Portugal is struggling to uncover the reasons why six university students drowned in the middle of the night off a deserted beach near Lisbon last month, with suspicions crystalising that they were taking part in a ritualised induction turned tragic.
That theory has been bolstered by the stubborn silence of a seventh student who was the sole survivor, and media investigations that bit by bit have revealed details.
“The fate of these young people swallowed up by the waves… forces us to pause. We must ban university hazings,” a former Portuguese president, Mario Soares, wrote in an op-ed published Tuesday.
He, like many of the country’s newspapers, dismissed the assertion made Monday by the secretary of state for youth affairs, Emidio Guerreiro, that the drownings “didn’t result from university hazing” but were rather “a police matter”.
The comment by Guerreiro, who used to be a student association president in Coimbra, a central university town where hazings have a long tradition, were seen by some as an attempt to protect the imposed rites of passage on undergraduates, which are often characterised by humiliation and physical abuse.
The deaths occurred December 14, when the group of students plunged into the winter surf off Meco, a small village south of Lisbon where they had rented a house.
The first body was found washed up on a nearby beach the next day. Over the next 12 days, as families frantically searched, the other corpses were discovered one by one. Four women and two men perished, all aged between 21 and 24.
The only survivor was a 23-year-old student who raised the alarm but who has so far refused to tell investigators what happened that night.
His family said he was now ready to break his silence, after a criminal investigation was opened and the grieving families pleaded to know the circumstances.
Portuguese media reported the young man might have had a responsibility in the deaths, by organising a hazing ritual that went wrong.
Newspapers have unleashed editorials lashing the long-tolerated university student rites as obsolete and cruel, with the Diario de Noticias writing: “Humiliating somebody is a violent act.”
But student bodies protest that hazing is a valuable mechanism to create solidarity and a shared identity.

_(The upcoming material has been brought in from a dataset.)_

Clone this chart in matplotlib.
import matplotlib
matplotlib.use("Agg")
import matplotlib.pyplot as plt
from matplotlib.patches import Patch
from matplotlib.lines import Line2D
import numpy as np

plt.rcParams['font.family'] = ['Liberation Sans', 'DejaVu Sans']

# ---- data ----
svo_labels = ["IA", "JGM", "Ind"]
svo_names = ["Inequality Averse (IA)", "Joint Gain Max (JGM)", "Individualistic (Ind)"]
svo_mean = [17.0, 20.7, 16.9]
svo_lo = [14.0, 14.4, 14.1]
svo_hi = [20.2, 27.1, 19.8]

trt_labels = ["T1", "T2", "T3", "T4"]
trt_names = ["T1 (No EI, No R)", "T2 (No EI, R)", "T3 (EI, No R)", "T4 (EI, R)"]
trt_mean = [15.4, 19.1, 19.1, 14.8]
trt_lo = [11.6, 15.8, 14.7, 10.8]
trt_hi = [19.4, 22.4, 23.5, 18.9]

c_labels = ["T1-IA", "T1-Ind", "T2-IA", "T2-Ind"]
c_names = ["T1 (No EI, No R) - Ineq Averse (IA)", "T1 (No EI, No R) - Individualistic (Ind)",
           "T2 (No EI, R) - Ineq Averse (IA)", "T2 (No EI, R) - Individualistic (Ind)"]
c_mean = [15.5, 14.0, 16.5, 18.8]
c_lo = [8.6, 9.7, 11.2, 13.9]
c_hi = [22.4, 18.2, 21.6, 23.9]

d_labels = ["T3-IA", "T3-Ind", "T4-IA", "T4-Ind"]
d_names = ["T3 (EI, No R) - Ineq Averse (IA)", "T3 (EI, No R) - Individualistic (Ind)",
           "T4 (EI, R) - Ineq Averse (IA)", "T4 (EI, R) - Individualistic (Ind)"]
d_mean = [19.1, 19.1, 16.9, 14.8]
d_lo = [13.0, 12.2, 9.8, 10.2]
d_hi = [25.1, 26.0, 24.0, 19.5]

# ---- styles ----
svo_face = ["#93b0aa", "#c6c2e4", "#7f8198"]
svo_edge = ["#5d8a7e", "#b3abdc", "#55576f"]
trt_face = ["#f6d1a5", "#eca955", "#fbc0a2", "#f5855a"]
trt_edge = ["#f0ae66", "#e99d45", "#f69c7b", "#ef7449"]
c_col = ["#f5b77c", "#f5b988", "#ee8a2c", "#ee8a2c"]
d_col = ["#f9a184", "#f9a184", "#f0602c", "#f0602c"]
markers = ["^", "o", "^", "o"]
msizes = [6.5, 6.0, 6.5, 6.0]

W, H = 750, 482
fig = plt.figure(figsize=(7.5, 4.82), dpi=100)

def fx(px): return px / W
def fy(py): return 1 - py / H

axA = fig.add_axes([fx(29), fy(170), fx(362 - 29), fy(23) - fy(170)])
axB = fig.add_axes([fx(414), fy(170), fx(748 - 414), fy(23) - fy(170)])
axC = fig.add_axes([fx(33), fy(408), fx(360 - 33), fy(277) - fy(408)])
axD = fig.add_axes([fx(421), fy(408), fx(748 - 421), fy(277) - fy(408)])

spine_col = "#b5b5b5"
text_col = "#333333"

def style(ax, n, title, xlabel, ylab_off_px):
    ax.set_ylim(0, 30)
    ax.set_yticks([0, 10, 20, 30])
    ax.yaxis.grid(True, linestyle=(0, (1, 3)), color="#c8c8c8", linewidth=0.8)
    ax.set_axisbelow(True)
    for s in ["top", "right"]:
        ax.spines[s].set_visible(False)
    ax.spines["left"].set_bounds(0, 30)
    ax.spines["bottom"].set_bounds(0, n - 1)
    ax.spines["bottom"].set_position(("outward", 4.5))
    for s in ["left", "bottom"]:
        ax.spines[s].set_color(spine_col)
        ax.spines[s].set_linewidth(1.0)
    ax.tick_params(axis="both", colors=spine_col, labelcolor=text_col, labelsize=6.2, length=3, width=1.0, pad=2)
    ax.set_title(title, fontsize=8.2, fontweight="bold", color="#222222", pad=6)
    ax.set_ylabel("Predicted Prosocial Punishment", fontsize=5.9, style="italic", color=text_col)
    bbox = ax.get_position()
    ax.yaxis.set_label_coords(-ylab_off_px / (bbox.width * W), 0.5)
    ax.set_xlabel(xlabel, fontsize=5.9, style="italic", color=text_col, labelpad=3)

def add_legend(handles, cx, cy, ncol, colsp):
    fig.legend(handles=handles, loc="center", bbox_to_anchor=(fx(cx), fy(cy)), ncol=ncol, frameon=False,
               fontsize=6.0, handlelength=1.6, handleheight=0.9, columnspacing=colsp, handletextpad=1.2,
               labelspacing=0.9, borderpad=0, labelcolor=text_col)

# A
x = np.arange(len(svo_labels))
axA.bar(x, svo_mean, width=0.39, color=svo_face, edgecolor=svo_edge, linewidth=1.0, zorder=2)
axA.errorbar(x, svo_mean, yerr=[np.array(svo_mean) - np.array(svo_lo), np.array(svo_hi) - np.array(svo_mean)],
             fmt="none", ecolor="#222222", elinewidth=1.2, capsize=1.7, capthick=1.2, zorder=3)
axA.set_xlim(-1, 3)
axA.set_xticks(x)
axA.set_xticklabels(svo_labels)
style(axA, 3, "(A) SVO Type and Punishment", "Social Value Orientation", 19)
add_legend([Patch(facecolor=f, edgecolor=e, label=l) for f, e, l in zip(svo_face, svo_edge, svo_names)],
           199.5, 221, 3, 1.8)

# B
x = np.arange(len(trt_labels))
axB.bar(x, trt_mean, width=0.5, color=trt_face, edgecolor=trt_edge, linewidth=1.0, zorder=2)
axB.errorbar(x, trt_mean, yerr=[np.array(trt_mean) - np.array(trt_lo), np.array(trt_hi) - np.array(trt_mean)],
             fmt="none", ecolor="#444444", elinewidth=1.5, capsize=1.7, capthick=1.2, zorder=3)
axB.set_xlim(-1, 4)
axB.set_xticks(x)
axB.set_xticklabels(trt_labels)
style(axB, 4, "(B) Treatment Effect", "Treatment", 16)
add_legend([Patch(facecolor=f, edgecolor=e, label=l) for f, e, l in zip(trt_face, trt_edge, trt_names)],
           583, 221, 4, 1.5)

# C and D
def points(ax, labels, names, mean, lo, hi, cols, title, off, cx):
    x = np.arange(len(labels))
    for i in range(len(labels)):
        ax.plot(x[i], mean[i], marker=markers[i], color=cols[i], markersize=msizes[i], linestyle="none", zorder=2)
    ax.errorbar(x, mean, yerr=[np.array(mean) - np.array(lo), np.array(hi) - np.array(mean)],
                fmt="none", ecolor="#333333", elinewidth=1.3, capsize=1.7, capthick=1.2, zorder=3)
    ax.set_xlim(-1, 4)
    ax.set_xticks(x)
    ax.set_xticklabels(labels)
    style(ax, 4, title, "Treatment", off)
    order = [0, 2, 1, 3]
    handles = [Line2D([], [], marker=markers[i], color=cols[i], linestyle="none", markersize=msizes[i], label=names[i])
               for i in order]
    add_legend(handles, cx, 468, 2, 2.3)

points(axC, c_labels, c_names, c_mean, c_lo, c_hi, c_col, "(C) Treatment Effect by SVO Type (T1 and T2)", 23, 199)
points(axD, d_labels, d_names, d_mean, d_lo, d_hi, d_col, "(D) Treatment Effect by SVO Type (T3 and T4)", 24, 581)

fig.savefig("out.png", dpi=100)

The country’s education minister is to hear their argument in a meeting Thursday.
Although hazing used to be limited to the faculties in Coimbra, in the past couple of decades the practice has spread across Portugal, especially to private universities that have been created.
“In institutions with less history and tradition, we are seeing an attempt to compensate by giving greater importance to this ritualisation,” one sociologist, Elisio Estanque, explained.